Weitere gute Anwendungsmöglichkeiten für diese Technik sind:

  • Lichtmalerei
  • Das Zeigen von Teilbewegungen (z.B. hämmernder Bauarbeiter)
  • Feuerwerk
  • Wenn nicht genügend Umgebungslicht vorhanden ist
PyroGames_2019_Ferropolis© Jogy

Praktische Tipps und Zusammenfassung

  • Die Belichtungszeit wird in Bildern pro Sekunde gemessen. Je höher die Zahl, desto kürzer die Belichtungszeit (1/1000 ist viel kürzer als 1/30).
  • Du wirst meistens 1/60 oder höher brauchen. Alle längeren Belichtungszeiten führen vermutlich zu Verwacklungen.
  • Für lange Belichtungszeiten (1/60 oder tiefer) brauchst du ein Stativ oder einen Bildstabilisator.
  • Die auf der Kamera verfügbaren Zeiten verdoppeln / halbieren sich (ungefähr) mit jeder Anpassung. Daraus resultieren die folgenden Optionen: 1/500, 1/250, 1/125, 1/60, 1/30, 1/15, 1/8 etc. Diese Verdopplung solltest du dir besser merken, da sich die Blendenwerte sehr ähnlich verhalten. Auch sie verdoppeln / halbieren bei einer Anpassung die Menge des einfallenden Lichts. Demnach müsste eine Erhöhung des Belichtungszeitwertes um einen „Klick“ und die gleichzeitige Verminderung des Blendenwertes um einen Klick wieder zu einer ähnlichen Belichtung führen.
  • Einige Kameras ermöglichen dir sehr lange Belichtungszeiten, die dann nicht mehr in Sekundenbruchteilen, sondern in ganzen Sekunden gemessen werden. Das ist hilfreich bei schlechtem Licht oder wenn du etwas mit Spezialeffekten machen willst. Vielleicht hast du auf deinem Modus-Rädchen sogar den Buchstaben «B» (Bulb). In diesem Modus bleibt der Verschluss solange offen, wie du den Auslöser gedrückt hältst. So entstehen übrigens Langzeitbelichtungen.
  • Bevor du die Belichtungszeit einstellst, solltest du dir immer überlegen, ob sich irgendetwas in deinem Bild bewegt und wie du diese Bewegung festhalten willst. Einfrieren oder verwischen, das ist hier die Frage.

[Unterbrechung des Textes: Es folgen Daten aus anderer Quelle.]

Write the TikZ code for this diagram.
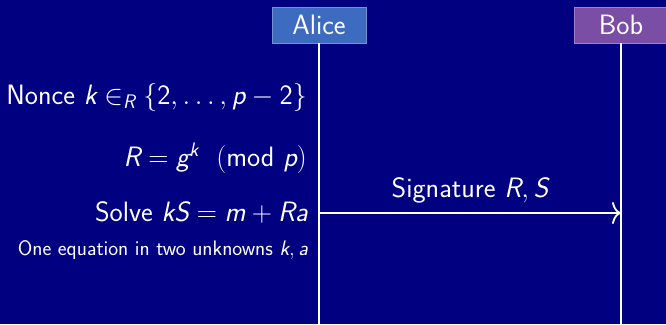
\RequirePackage{fix-cm}
\documentclass[tikz,border=0pt]{standalone}
\usepackage{amsmath}
\usetikzlibrary{arrows.meta}
\newcommand\vi[1]{\text{\itshape #1}}
\newcommand\vu[1]{\text{#1}}
\definecolor{bgnavy}{HTML}{000080}
\definecolor{alicefill}{HTML}{3C6BC0}
\definecolor{aliceedge}{HTML}{7290D4}
\definecolor{bobfill}{HTML}{7A4EA4}
\definecolor{bobedge}{HTML}{A080C4}
\tikzset{
  actor/.style={minimum width=94pt, minimum height=36pt, inner sep=0pt, text=white, font=\sffamily\fontsize{28}{33}\selectfont, line width=0.8pt},
  lifeline/.style={white, line width=1.8pt},
  note/.style={anchor=east, text=white, inner sep=0pt, font=\sffamily\fontsize{28}{33}\selectfont},
  smallnote/.style={anchor=east, text=white, inner sep=0pt, font=\sffamily\fontsize{21}{25}\selectfont},
  msg/.style={white, line width=1.8pt, -{Computer Modern Rightarrow[length=9pt,width=22pt,line width=1.8pt]}},
}
\begin{document}
\begin{tikzpicture}[x=1pt,y=1pt]
\fill[bgnavy] (0,0) rectangle (666,-324);
\useasboundingbox (0,0) rectangle (666,-324);
\node[actor, fill=alicefill, draw=aliceedge] (alice) at (319,-25) {Alice};
\node[actor, fill=bobfill, draw=bobedge] (bob) at (621,-25) {Bob};
\coordinate (aend) at (319,-324);
\coordinate (bend) at (621,-324);
\draw[lifeline] (alice.south) -- (aend);
\draw[lifeline] (bob.south) -- (bend);
\node[note] (nonce) at (307,-97) {Nonce $\vi{k}\in_{\vi{R}}\{\vu{2},\ldots,\vi{p}-\vu{2}\}$};
\node[note] (rdef) at (307,-158) {$\vi{R}=\vi{g}^{\vi{k}}\ \ (\vu{mod}\ \vi{p})$};
\node[note] (solve) at (308,-212) {Solve $\vi{kS}=\vi{m}+\vi{Ra}$};
\node[smallnote] (oneeq) at (308,-250) {One equation in two unknowns $\vi{k},\vi{a}$};
\coordinate (sa) at (319,-213);
\coordinate (sb) at (621,-213);
\draw[msg] (sa) -- (sb) node[midway, above=6pt, text=white, font=\sffamily\fontsize{28}{33}\selectfont] (sig) {Signature $\vi{R},\vi{S}$};
\end{tikzpicture}
\end{document}
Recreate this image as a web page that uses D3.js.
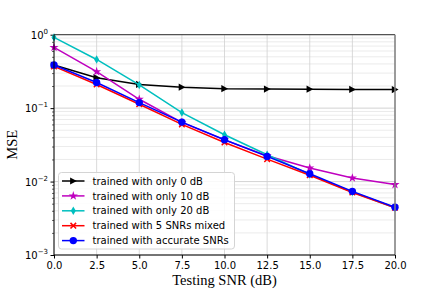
<!DOCTYPE html>
<html><head><meta charset="utf-8">
<script src="https://cdn.jsdelivr.net/npm/d3@7"></script>
<style>body{margin:0;background:#fff}svg{display:block}</style>
</head><body><svg id="c" width="439" height="292"></svg>
<script>
const snr = [0, 2.5, 5, 7.5, 10, 12.5, 15, 17.5, 20];
const only0 = [0.387, 0.26, 0.21, 0.193, 0.184, 0.182, 0.181, 0.18, 0.179];
const only10 = [0.67, 0.314, 0.132, 0.064, 0.037, 0.0225, 0.0153, 0.0112, 0.0091];
const only20 = [0.92, 0.46, 0.207, 0.087, 0.0434, 0.0232, 0.0125, 0.0072, 0.0044];
const mixed5 = [0.37, 0.21, 0.113, 0.06, 0.034, 0.0202, 0.0122, 0.0071, 0.0044];
const accurate = [0.387, 0.223, 0.119, 0.0645, 0.0371, 0.022, 0.0128, 0.00736, 0.00446];
const seriesNames = ["trained with only 0 dB","trained with only 10 dB","trained with only 20 dB","trained with 5 SNRs mixed","trained with accurate SNRs"];
const seriesColors = ["#000000","#bf00bf","#00bfbf","#ff0000","#0000ff"];
const seriesMarkers = [">","*","d","x","o"];
const seriesData = [only0, only10, only20, mixed5, accurate];
const xTicks = [0, 2.5, 5, 7.5, 10, 12.5, 15, 17.5, 20];
const yTicks = [1e-3, 1e-2, 1e-1, 1];
const yTickExps = ["−3","−2","−1","0"];

const svg = d3.select("#c");
const L = 54, R = 395, T = 34.7, B = 255;
const x = d3.scaleLinear().domain([0, 20]).range([L, R]);
const y = d3.scaleLog().domain([1e-3, 1]).range([B, T]);

// minor grid
const minors = [];
for (let e = -3; e < 0; e++) for (let k = 2; k <= 9; k++) minors.push(k * Math.pow(10, e));
const g = svg.append("g");
g.selectAll(".mn").data(minors).enter().append("line")
  .attr("x1", L).attr("x2", R).attr("y1", d => y(d)).attr("y2", d => y(d))
  .attr("stroke", "#e6e6e6").attr("stroke-width", 0.8);
g.selectAll(".mj").data(yTicks).enter().append("line")
  .attr("x1", L).attr("x2", R).attr("y1", d => y(d)).attr("y2", d => y(d))
  .attr("stroke", "#c8c8c8").attr("stroke-width", 0.8);
g.selectAll(".vx").data(xTicks).enter().append("line")
  .attr("x1", d => x(d)).attr("x2", d => x(d)).attr("y1", T).attr("y2", B)
  .attr("stroke", "#d0d0d0").attr("stroke-width", 0.8);

// axes
const xAxis = d3.axisBottom(x).tickValues(xTicks).tickFormat(d3.format(".1f")).tickSize(3.5).tickPadding(3);
const gx = svg.append("g").attr("transform", `translate(0,${B})`).call(xAxis);
gx.select(".domain").remove();
gx.selectAll("text").attr("font-family", "DejaVu Sans").attr("font-size", 10).attr("fill", "#000");
gx.selectAll("line").attr("stroke", "#000");

const yAxis = d3.axisLeft(y).tickValues(yTicks).tickFormat("").tickSize(3.5);
const gy = svg.append("g").attr("transform", `translate(${L},0)`).call(yAxis);
gy.select(".domain").remove();
gy.selectAll("line").attr("stroke", "#000");
const yMinorAxis = d3.axisLeft(y).tickValues(minors).tickFormat("").tickSize(2);
const gym = svg.append("g").attr("transform", `translate(${L},0)`).call(yMinorAxis);
gym.select(".domain").remove();
gym.selectAll("line").attr("stroke", "#000").attr("stroke-width", 0.6);

yTicks.forEach((v, i) => {
  const t = svg.append("text").attr("x", L - 6).attr("y", y(v) + 4)
    .attr("text-anchor", "end").attr("font-family", "DejaVu Sans").attr("font-size", 10).attr("fill", "#000");
  t.append("tspan").text("10");
  t.append("tspan").attr("dy", -5).attr("font-size", 7).text(yTickExps[i]);
});

// series
const line = d3.line().x((d, i) => x(snr[i])).y(d => y(d));
const clip = svg.append("clipPath").attr("id", "clp").append("rect")
  .attr("x", L - 6).attr("y", T - 6).attr("width", R - L + 12).attr("height", B - T + 12);

function marker(sel, type, color, cx, cy) {
  if (type === ">") {
    sel.append("path").attr("d", `M${cx-3.2},${cy-3.6}L${cx+3.6},${cy}L${cx-3.2},${cy+3.6}Z`).attr("fill", color);
  } else if (type === "*") {
    sel.append("path").attr("d", d3.symbol().type(d3.symbolStar).size(26)()).attr("transform", `translate(${cx},${cy})`).attr("fill", color);
  } else if (type === "d") {
    sel.append("path").attr("d", `M${cx},${cy-4.2}L${cx+2.5},${cy}L${cx},${cy+4.2}L${cx-2.5},${cy}Z`).attr("fill", color);
  } else if (type === "x") {
    sel.append("path").attr("d", `M${cx-2.8},${cy-2.8}L${cx+2.8},${cy+2.8}M${cx-2.8},${cy+2.8}L${cx+2.8},${cy-2.8}`).attr("stroke", color).attr("stroke-width", 1.5);
  } else {
    sel.append("circle").attr("cx", cx).attr("cy", cy).attr("r", 3.7).attr("fill", color);
  }
}
const sg = svg.append("g").attr("clip-path", "url(#clp)");
seriesData.forEach((data, k) => {
  sg.append("path").datum(data).attr("d", line)
    .attr("fill", "none").attr("stroke", seriesColors[k]).attr("stroke-width", 1.5);
  data.forEach((v, i) => marker(sg, seriesMarkers[k], seriesColors[k], x(snr[i]), y(v)));
});

// spines
svg.append("line").attr("x1", L).attr("x2", R).attr("y1", T).attr("y2", T).attr("stroke", "#333").attr("stroke-width", 1);
svg.append("line").attr("x1", R).attr("x2", R).attr("y1", T).attr("y2", B).attr("stroke", "#808080").attr("stroke-width", 1.5);
svg.append("line").attr("x1", L).attr("x2", L).attr("y1", T).attr("y2", B).attr("stroke", "#000").attr("stroke-width", 1);
svg.append("line").attr("x1", L).attr("x2", R).attr("y1", B).attr("y2", B).attr("stroke", "#000").attr("stroke-width", 1);

// legend
const lg = svg.append("g");
lg.append("rect").attr("x", 58.5).attr("y", 172.5).attr("width", 176).attr("height", 76.5)
  .attr("rx", 3).attr("fill", "rgba(255,255,255,0.85)").attr("stroke", "#d4d4d4").attr("stroke-width", 1);
seriesNames.forEach((n, k) => {
  const yy = 181 + k * 14.9;
  lg.append("line").attr("x1", 62).attr("x2", 84.5).attr("y1", yy).attr("y2", yy)
    .attr("stroke", seriesColors[k]).attr("stroke-width", 1.5);
  marker(lg, seriesMarkers[k], seriesColors[k], 73.3, yy);
  lg.append("text").attr("x", 92.5).attr("y", yy + 3.6).attr("font-family", "DejaVu Sans")
    .attr("font-size", 10).attr("fill", "#000").text(n);
});

// axis labels
svg.append("text").attr("x", (L + R) / 2).attr("y", 285).attr("text-anchor", "middle")
  .attr("font-family", "Liberation Serif").attr("font-size", 14.5).attr("fill", "#000").text("Testing SNR (dB)");
svg.append("text").attr("transform", `translate(17,${(T + B) / 2}) rotate(-90)`).attr("text-anchor", "middle")
  .attr("font-family", "Liberation Serif").attr("font-size", 14.5).attr("fill", "#000").text("MSE");
</script></body></html>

Die Belichtungszeit ist ein Element, das dir zahlreiche kreative Gestaltungsmöglichkeiten bietet, wenn du sie richtig einsetzt. Sicher ist: Das ist Basiswissen und wenn du ernsthaft fotografieren möchtest, musst du das einfach beherrschen. Also: Schnapp deine Kamera und geh üben!